◆ **Work to complete**
Copy all of the material word for word, except for the pictures.

◆ **Dataset section**
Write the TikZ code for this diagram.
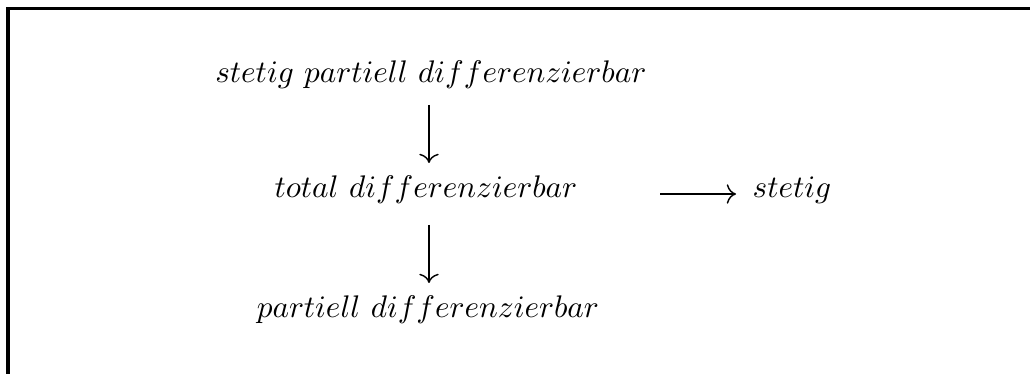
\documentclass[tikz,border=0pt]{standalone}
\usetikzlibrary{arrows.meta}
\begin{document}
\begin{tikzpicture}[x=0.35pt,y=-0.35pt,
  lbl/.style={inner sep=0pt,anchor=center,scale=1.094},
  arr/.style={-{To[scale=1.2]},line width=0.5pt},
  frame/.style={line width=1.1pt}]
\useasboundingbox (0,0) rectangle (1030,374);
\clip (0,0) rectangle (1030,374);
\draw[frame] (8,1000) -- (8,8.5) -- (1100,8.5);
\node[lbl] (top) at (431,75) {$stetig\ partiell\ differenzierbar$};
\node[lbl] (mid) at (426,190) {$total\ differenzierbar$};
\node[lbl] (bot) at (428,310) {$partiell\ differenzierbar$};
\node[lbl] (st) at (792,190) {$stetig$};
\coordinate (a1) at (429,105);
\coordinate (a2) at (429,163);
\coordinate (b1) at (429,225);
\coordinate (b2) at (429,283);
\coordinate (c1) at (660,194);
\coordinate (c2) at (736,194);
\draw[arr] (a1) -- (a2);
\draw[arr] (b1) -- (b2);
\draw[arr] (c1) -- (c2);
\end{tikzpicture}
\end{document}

◆ **Written solution**
Write the TikZ code for this diagram.
\documentclass[tikz,border=0pt]{standalone}
\usetikzlibrary{arrows.meta}
\begin{document}
\begin{tikzpicture}[x=0.35pt,y=-0.35pt,
  lbl/.style={inner sep=0pt,anchor=center,scale=1.094},
  arr/.style={-{To[scale=1.2]},line width=0.5pt},
  frame/.style={line width=1.1pt}]
\useasboundingbox (0,0) rectangle (1030,374);
\clip (0,0) rectangle (1030,374);
\draw[frame] (8,1000) -- (8,8.5) -- (1100,8.5);
\node[lbl] (top) at (431,75) {$stetig\ partiell\ differenzierbar$};
\node[lbl] (mid) at (426,190) {$total\ differenzierbar$};
\node[lbl] (bot) at (428,310) {$partiell\ differenzierbar$};
\node[lbl] (st) at (792,190) {$stetig$};
\coordinate (a1) at (429,105);
\coordinate (a2) at (429,163);
\coordinate (b1) at (429,225);
\coordinate (b2) at (429,283);
\coordinate (c1) at (660,194);
\coordinate (c2) at (736,194);
\draw[arr] (a1) -- (a2);
\draw[arr] (b1) -- (b2);
\draw[arr] (c1) -- (c2);
\end{tikzpicture}
\end{document}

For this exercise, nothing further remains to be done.